Restrict the output to the lines below starting at the one that contains "What Bokeh code" and ending at the one that contains "ys = (Y1 - Y0) / 354.0", and restate them word for word, both ends included.
------------------------------------------------------------------------
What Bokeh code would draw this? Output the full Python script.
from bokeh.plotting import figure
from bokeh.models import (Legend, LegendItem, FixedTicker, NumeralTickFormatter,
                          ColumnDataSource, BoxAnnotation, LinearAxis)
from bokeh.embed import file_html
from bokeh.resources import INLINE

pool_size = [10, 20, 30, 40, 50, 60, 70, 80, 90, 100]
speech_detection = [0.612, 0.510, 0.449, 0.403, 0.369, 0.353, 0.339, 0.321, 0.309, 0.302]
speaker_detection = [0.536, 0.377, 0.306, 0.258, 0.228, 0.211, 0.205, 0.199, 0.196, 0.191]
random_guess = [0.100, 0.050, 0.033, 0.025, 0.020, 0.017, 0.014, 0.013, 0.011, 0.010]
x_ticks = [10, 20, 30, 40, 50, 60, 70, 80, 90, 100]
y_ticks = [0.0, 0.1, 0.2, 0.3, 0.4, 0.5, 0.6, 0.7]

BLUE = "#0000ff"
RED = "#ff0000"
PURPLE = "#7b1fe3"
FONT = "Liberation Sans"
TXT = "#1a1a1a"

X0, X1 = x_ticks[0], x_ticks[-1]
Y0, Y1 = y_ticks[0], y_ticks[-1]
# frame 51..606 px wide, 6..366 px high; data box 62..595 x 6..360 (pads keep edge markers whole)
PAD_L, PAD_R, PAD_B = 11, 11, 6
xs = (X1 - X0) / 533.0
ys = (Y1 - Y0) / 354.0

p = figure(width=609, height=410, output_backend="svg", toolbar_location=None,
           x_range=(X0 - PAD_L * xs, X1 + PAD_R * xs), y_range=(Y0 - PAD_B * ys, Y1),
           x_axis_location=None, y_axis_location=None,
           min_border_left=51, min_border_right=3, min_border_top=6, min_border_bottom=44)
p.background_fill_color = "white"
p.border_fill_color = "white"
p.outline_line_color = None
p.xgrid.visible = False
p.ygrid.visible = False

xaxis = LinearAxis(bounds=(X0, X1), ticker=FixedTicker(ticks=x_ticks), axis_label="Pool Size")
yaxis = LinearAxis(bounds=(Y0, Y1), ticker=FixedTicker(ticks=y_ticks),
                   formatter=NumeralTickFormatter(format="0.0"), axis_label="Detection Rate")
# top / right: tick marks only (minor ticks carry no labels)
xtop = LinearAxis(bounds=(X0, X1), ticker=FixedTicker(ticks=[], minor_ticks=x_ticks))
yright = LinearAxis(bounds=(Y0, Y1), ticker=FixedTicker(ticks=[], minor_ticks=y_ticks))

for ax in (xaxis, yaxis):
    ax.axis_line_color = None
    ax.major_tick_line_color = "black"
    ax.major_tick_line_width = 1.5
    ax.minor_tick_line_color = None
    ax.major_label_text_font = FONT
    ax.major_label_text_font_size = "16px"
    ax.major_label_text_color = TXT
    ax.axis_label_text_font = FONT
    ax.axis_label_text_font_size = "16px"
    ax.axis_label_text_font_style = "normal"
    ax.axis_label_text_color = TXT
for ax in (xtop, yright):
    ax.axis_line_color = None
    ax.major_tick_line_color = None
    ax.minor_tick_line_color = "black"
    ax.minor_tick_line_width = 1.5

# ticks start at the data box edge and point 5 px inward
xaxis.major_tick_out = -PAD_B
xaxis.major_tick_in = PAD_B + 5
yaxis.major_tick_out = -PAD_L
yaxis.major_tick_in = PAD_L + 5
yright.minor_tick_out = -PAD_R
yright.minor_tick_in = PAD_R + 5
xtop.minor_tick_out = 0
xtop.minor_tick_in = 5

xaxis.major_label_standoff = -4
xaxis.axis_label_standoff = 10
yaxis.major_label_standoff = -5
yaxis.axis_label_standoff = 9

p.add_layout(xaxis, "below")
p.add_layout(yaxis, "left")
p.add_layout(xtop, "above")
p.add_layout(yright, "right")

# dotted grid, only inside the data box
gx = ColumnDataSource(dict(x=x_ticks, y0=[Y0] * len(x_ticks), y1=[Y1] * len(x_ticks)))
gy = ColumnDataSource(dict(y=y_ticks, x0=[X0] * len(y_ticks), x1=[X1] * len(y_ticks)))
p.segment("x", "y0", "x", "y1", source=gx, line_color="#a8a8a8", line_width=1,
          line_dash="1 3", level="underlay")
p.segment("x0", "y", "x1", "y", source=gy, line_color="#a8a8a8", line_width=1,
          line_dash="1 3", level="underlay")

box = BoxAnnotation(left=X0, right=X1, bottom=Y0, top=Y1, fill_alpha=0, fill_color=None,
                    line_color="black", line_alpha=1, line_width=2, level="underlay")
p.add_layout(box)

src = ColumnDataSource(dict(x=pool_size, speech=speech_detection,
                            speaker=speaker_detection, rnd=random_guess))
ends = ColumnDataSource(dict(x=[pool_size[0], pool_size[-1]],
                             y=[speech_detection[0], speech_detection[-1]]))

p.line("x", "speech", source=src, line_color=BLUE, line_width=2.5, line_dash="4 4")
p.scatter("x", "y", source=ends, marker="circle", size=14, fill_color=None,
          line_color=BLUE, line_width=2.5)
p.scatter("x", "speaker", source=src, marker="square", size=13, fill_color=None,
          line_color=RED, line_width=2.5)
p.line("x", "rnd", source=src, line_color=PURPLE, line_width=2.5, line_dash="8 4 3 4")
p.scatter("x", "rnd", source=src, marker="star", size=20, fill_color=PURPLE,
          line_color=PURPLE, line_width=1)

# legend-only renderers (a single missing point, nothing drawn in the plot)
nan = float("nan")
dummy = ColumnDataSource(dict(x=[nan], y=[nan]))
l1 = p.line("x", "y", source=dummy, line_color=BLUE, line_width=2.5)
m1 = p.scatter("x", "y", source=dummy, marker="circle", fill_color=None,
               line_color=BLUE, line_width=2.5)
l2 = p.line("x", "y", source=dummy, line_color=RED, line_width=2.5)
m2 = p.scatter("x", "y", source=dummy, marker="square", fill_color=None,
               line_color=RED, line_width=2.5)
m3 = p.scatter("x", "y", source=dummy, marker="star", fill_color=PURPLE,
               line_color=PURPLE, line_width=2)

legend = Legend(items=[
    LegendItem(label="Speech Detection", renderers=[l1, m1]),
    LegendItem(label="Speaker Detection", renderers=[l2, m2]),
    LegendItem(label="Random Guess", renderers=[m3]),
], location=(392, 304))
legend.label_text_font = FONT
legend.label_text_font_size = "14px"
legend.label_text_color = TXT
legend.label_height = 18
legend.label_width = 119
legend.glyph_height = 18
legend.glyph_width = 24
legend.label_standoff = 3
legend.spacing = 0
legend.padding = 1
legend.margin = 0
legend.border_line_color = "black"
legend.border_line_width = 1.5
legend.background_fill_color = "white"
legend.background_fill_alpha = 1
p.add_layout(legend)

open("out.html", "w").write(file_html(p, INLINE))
------------------------------------------------------------------------
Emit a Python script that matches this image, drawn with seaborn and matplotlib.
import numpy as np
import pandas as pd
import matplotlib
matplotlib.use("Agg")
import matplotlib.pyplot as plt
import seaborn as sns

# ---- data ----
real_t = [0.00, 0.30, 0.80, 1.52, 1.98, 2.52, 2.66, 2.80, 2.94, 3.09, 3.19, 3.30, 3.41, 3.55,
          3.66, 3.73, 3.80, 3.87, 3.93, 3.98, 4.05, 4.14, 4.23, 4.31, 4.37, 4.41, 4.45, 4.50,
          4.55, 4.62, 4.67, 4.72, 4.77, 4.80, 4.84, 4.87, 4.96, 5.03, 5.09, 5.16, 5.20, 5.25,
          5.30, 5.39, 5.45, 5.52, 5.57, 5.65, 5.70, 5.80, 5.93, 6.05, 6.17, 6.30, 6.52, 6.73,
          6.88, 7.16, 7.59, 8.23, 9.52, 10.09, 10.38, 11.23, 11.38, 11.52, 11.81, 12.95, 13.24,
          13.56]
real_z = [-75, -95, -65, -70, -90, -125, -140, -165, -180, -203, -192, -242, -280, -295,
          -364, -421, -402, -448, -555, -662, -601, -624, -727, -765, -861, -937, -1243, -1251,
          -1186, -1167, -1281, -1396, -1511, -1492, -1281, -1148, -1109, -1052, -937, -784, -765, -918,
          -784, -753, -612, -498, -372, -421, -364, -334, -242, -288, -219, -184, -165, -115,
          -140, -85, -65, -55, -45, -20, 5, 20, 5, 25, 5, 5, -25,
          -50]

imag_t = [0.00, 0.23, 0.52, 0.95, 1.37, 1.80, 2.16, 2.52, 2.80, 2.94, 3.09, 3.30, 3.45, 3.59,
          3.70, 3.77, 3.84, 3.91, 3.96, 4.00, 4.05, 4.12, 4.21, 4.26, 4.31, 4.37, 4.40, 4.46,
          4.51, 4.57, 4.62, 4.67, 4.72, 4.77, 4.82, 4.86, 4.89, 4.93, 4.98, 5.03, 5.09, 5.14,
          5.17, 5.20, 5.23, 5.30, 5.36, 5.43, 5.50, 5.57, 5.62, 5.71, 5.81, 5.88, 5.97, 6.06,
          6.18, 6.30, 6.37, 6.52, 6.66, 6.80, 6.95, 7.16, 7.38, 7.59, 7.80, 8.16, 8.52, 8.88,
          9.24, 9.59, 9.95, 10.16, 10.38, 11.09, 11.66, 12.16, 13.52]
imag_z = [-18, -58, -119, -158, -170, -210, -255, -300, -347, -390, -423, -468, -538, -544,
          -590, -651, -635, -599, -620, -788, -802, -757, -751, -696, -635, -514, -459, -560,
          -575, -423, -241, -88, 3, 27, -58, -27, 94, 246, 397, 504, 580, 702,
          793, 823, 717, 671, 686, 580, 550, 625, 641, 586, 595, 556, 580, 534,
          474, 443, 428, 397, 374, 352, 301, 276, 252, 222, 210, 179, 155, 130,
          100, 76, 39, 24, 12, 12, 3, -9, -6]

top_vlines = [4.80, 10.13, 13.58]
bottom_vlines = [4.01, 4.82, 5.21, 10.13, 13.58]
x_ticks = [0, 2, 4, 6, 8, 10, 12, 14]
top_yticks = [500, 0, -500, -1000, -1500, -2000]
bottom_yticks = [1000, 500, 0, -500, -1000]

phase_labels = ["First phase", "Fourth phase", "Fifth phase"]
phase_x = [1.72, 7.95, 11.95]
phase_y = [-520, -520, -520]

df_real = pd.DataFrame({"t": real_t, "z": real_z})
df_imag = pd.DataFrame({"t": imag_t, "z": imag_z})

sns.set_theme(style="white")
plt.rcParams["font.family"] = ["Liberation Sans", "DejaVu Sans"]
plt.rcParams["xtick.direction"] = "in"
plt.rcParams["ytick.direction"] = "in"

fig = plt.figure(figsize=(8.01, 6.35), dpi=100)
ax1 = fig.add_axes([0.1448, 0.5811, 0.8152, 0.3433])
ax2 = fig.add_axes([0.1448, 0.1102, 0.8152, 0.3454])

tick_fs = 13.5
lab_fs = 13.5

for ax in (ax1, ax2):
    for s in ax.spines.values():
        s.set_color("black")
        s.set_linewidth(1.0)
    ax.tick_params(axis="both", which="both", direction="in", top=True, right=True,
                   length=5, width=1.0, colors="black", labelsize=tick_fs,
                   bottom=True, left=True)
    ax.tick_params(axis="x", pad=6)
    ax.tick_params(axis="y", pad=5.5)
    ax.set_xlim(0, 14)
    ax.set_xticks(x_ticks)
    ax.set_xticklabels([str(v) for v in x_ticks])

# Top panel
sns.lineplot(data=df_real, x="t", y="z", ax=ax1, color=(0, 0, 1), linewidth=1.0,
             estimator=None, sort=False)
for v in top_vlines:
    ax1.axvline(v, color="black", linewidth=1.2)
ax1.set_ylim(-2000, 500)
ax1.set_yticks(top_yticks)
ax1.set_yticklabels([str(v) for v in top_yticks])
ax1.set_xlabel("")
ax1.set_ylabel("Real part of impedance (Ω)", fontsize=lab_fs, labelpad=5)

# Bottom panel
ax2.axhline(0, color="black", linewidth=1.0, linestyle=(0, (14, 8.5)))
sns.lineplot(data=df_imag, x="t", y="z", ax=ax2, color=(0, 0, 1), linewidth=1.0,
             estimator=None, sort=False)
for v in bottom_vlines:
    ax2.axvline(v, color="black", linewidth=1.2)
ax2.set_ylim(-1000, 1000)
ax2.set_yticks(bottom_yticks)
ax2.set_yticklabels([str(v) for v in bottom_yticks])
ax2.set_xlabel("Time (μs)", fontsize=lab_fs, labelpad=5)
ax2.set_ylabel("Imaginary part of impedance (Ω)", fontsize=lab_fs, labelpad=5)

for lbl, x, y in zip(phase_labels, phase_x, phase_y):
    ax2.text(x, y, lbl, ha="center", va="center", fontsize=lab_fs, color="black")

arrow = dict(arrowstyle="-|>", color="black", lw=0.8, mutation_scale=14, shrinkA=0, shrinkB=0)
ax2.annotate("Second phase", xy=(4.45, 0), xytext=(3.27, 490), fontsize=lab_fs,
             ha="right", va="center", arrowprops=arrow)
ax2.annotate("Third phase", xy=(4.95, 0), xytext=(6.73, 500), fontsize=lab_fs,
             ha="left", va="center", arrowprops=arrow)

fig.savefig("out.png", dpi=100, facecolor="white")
------------------------------------------------------------------------
• [Reply to the task]:
What Bokeh code would draw this? Output the full Python script.
from bokeh.plotting import figure
from bokeh.models import (Legend, LegendItem, FixedTicker, NumeralTickFormatter,
                          ColumnDataSource, BoxAnnotation, LinearAxis)
from bokeh.embed import file_html
from bokeh.resources import INLINE

pool_size = [10, 20, 30, 40, 50, 60, 70, 80, 90, 100]
speech_detection = [0.612, 0.510, 0.449, 0.403, 0.369, 0.353, 0.339, 0.321, 0.309, 0.302]
speaker_detection = [0.536, 0.377, 0.306, 0.258, 0.228, 0.211, 0.205, 0.199, 0.196, 0.191]
random_guess = [0.100, 0.050, 0.033, 0.025, 0.020, 0.017, 0.014, 0.013, 0.011, 0.010]
x_ticks = [10, 20, 30, 40, 50, 60, 70, 80, 90, 100]
y_ticks = [0.0, 0.1, 0.2, 0.3, 0.4, 0.5, 0.6, 0.7]

BLUE = "#0000ff"
RED = "#ff0000"
PURPLE = "#7b1fe3"
FONT = "Liberation Sans"
TXT = "#1a1a1a"

X0, X1 = x_ticks[0], x_ticks[-1]
Y0, Y1 = y_ticks[0], y_ticks[-1]
# frame 51..606 px wide, 6..366 px high; data box 62..595 x 6..360 (pads keep edge markers whole)
PAD_L, PAD_R, PAD_B = 11, 11, 6
xs = (X1 - X0) / 533.0
ys = (Y1 - Y0) / 354.0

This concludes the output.